Background: Evidence from prospective cohort studies regarding the relationship between working hours and risk of cardiovascular disease is limited
Methods and Results: The Japan Public Health Center-Based Prospective Study Cohort II involved 15,277 men aged 40–59 years at the baseline survey in 1993. Respondents were followed up until 2012. During the median 20 years of follow up (257,229 person-years), we observed 212 cases of acute myocardial infarction and 745 stroke events. Cox proportional hazards models adjusted for sociodemographic factors, cardiovascular risk factors, and occupation showed that multivariable-adjusted hazard ratios (HRs) associated with overtime work of ≥11h/day were: 1.63 (95% confidence interval [CI] 1.01–2.63) for acute myocardial infarction and 0.83 (95% CI 0.60–1.13) for total stroke, as compared with the reference group (working 7 to <9 h/day).
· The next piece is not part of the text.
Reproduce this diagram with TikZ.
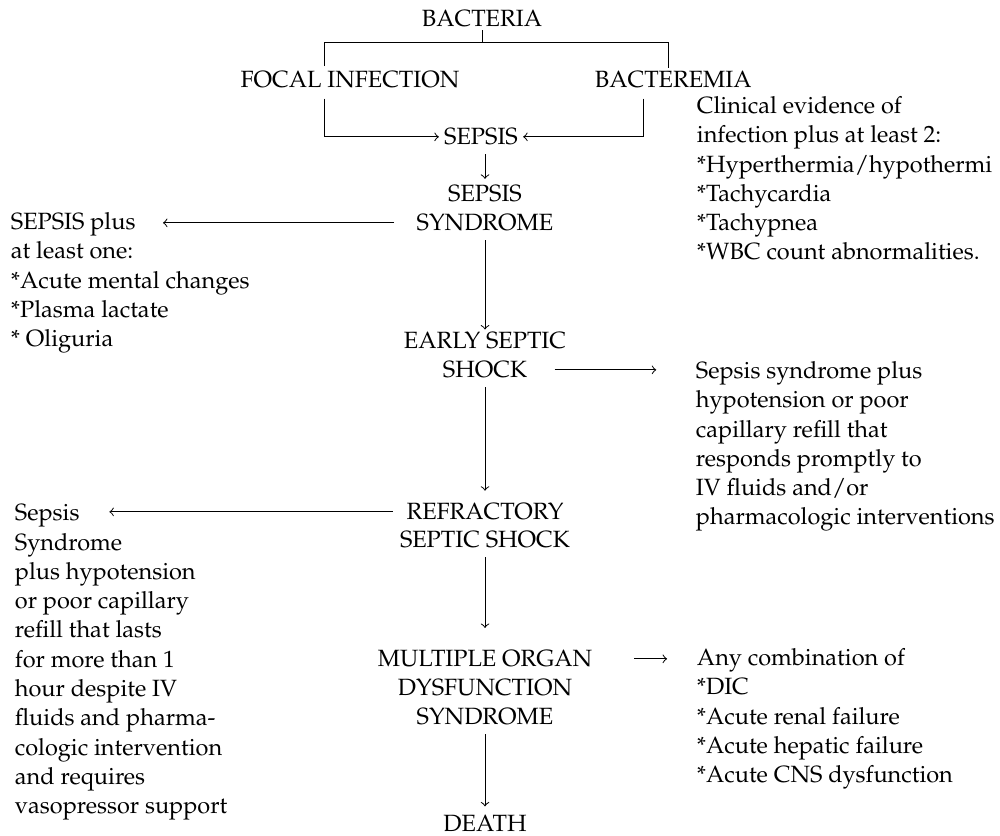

In the multivariable model, increased risk of acute myocardial infarction associated with overtime work of ≥11 h/day was more evident among salaried employees (HR 2.11, 95% CI 1.03–4.35) and men aged 50–59 years (HR 2.60, 95% CI 1.42–4.77).
Conclusions: Among middle-aged Japanese men, working overtime is associated with a higher risk of acute myocardial infarction.